▸ STATED PROBLEM
Read the entries below and pull out each line with the string "code".

[Begin AVAILABLE RECORDS]

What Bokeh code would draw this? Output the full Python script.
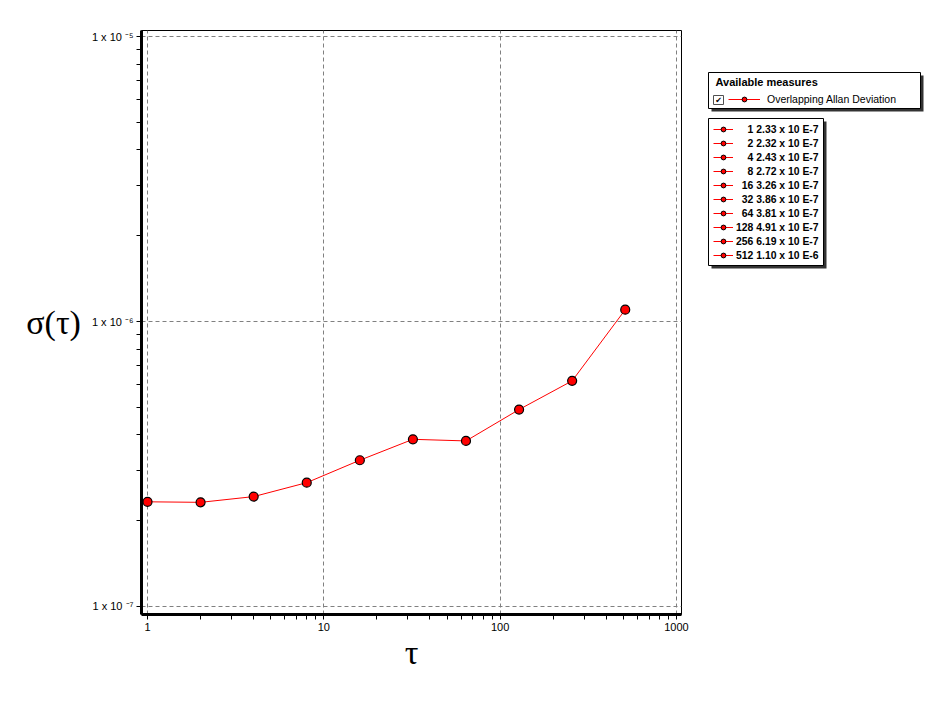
import math
from bokeh.plotting import figure
from bokeh.layouts import row
from bokeh.models import (Range1d, FixedTicker, CustomJSTickFormatter, Label,
                          BoxAnnotation, Legend, LegendItem)
from bokeh.embed import file_html
from bokeh.resources import INLINE

# ---------------- data ----------------
tau = [1, 2, 4, 8, 16, 32, 64, 128, 256, 512]
sigma = [2.33e-7, 2.32e-7, 2.43e-7, 2.72e-7, 3.26e-7, 3.86e-7, 3.81e-7, 4.91e-7, 6.19e-7, 1.10e-6]

x_major_ticks = [1, 10, 100, 1000]
x_minor_ticks = [2, 3, 4, 5, 6, 7, 8, 9, 20, 30, 40, 50, 60, 70, 80, 90,
                 200, 300, 400, 500, 600, 700, 800, 900]
y_major_ticks = [1e-7, 1e-6, 1e-5]
y_minor_ticks = [2e-7, 3e-7, 4e-7, 5e-7, 6e-7, 7e-7, 8e-7, 9e-7,
                 2e-6, 3e-6, 4e-6, 5e-6, 6e-6, 7e-6, 8e-6, 9e-6]
y_tick_base = "1 x 10"
y_tick_exponents = ["-7", "-6", "-5"]

x_title = "τ"
y_title = "σ(τ)"
legend_title = "Available measures"
series_name = "Overlapping Allan Deviation"

# ---------------- layout (page px) ----------------
H = 690
FL, FR, FT, FB = 141, 681, 30, 614   # main frame edges
WM = FR + 10                          # main figure width
WR = 930 - WM                         # legend strip width
RX0 = WM

XMIN, XMAX = 0.9245, 1067.6
YMIN, YMAX = 9.374e-8, 1.0497e-5

SUP = str.maketrans("-0123456789", "⁻⁰¹²³⁴⁵⁶⁷⁸⁹")
y_tick_labels = [f"{y_tick_base} {ex.translate(SUP)}" for ex in y_tick_exponents]

# ---------------- main plot ----------------
p = figure(width=WM, height=H, x_axis_type="log", y_axis_type="log",
           x_range=Range1d(XMIN, XMAX), y_range=Range1d(YMIN, YMAX),
           output_backend="svg", toolbar_location=None,
           min_border_left=FL, min_border_right=WM - FR,
           min_border_top=FT, min_border_bottom=H - FB)
p.background_fill_color = "white"
p.border_fill_color = "white"
p.outline_line_color = "black"
p.outline_line_width = 1

p.xaxis.ticker = FixedTicker(ticks=x_major_ticks, minor_ticks=x_minor_ticks)
p.yaxis.ticker = FixedTicker(ticks=y_major_ticks, minor_ticks=y_minor_ticks)
p.xaxis.formatter = CustomJSTickFormatter(code="return String(Math.round(tick));")
p.yaxis.formatter = CustomJSTickFormatter(
    args=dict(tvals=y_major_ticks, tlabels=y_tick_labels),
    code="""
const e = Math.round(Math.log10(tick));
for (let i = 0; i < tvals.length; i++) {
  if (Math.round(Math.log10(tvals[i])) == e) { return tlabels[i]; }
}
return '';
""")
for ax in (p.xaxis[0], p.yaxis[0]):
    ax.axis_line_width = 3
    ax.axis_line_color = "black"
    ax.major_tick_in = 0
    ax.major_tick_out = 5
    ax.minor_tick_in = 0
    ax.minor_tick_out = 5
    ax.major_tick_line_color = "black"
    ax.minor_tick_line_color = "black"
    ax.major_label_text_font = "Liberation Sans"
    ax.major_label_text_font_size = "11px"
    ax.major_label_text_color = "black"
    ax.axis_label_text_font = "Liberation Serif"
    ax.axis_label_text_font_size = "34px"
    ax.axis_label_text_font_style = "normal"
    ax.axis_label_text_color = "black"
p.yaxis.major_label_standoff = 3
p.xaxis.major_label_standoff = 3
p.xaxis.axis_label = x_title
p.xaxis.axis_label_standoff = 0
p.yaxis.axis_label = y_title
p.yaxis.axis_label_orientation = "horizontal"
p.yaxis.axis_label_standoff = 8

for g in (p.xgrid[0], p.ygrid[0]):
    g.grid_line_color = "#808080"
    g.grid_line_dash = "4 3"
    g.grid_line_width = 1

line_r = p.line(tau, sigma, line_color="red", line_width=1)
pts_r = p.scatter(tau, sigma, size=9, fill_color="red", line_color="black", line_width=1.2)

# ---------------- right strip: legends ----------------
right = figure(width=WR, height=H, x_range=Range1d(RX0, RX0 + WR), y_range=Range1d(FB, FT),
               output_backend="svg", toolbar_location=None,
               x_axis_location=None, y_axis_location=None,
               min_border_left=0, min_border_right=0,
               min_border_top=FT, min_border_bottom=H - FB)
right.outline_line_color = None
right.xgrid.visible = False
right.ygrid.visible = False
right.background_fill_color = "white"
right.border_fill_color = "white"

# legend glyph sources (same series; they lie outside this strip's ranges)
lg_line = right.line(tau, sigma, line_color="red", line_width=1)
lg_pts = right.scatter(tau, sigma, size=8, fill_color="red", line_color="black", line_width=1)

def box(l, t, r, b, fill, line=None):
    kw = dict(left=l, right=r, top=t, bottom=b, fill_color=fill, fill_alpha=1)
    if line is None:
        kw.update(line_alpha=0)
    else:
        kw.update(line_color=line, line_width=1, line_alpha=1)
    return BoxAnnotation(**kw)

# legend 1
right.add_layout(box(711, 75, 923, 111, "#333333"))
right.add_layout(box(708, 72, 920, 108, "white", "black"))
right.add_layout(Label(x=715, y=81, text=legend_title, text_align="left",
                       text_baseline="middle", text_font="Liberation Sans",
                       text_font_style="bold", text_font_size="11px", text_color="black"))
right.add_layout(box(713, 95, 723, 104, "white", "#505050"))
right.add_layout(Label(x=718, y=99.5, text="✔", text_align="center", text_baseline="middle",
                       text_font="DejaVu Sans", text_font_size="8px", text_color="black"))
leg1 = Legend(items=[LegendItem(label=series_name, renderers=[lg_line, lg_pts])],
              location=(728 - RX0, FB - 105), padding=0, margin=0, spacing=0,
              glyph_width=32, glyph_height=12, label_height=12, label_standoff=7,
              label_text_font="Liberation Sans", label_text_font_size="10.5px",
              label_text_color="black",
              border_line_alpha=0, background_fill_alpha=0)
right.add_layout(leg1)

# legend 2
right.add_layout(box(711, 121, 826, 268, "#333333"))
right.add_layout(box(708, 118, 823, 265, "white", "black"))
items2 = []
for t, v in zip(tau, sigma):
    e = math.floor(math.log10(v) + 1e-12)
    m = v / 10 ** e
    lab = f"{str(t).rjust(3, chr(0x2007))} {m:.2f} x 10 E{e}"
    items2.append(LegendItem(label=lab, renderers=[lg_line, lg_pts]))
leg2 = Legend(items=items2, location=(713 - RX0, FB - 261), padding=0, margin=0,
              spacing=2, glyph_width=20, glyph_height=12, label_height=12,
              label_standoff=3, label_text_font="Liberation Sans",
              label_text_font_size="10.4px", label_text_font_style="bold",
              label_text_color="black",
              border_line_alpha=0, background_fill_alpha=0)
right.add_layout(leg2)

layout = row(p, right)
open("out.html", "w").write(file_html(layout, INLINE))
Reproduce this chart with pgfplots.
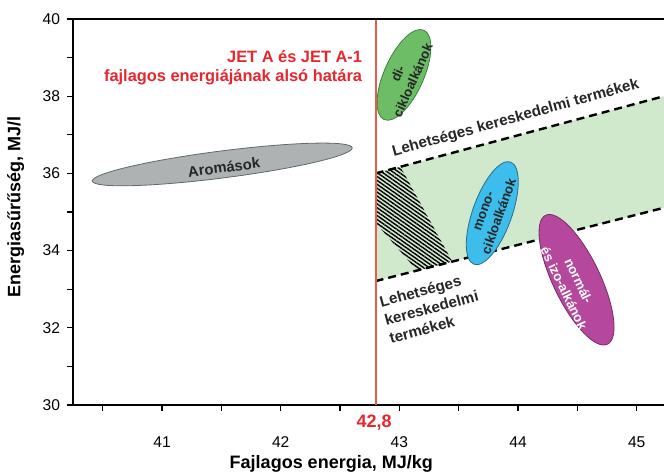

[End AVAILABLE RECORDS]

▸ FULL SOLUTION
What Bokeh code would draw this? Output the full Python script.
p.xaxis.formatter = CustomJSTickFormatter(code="return String(Math.round(tick));")
    code="""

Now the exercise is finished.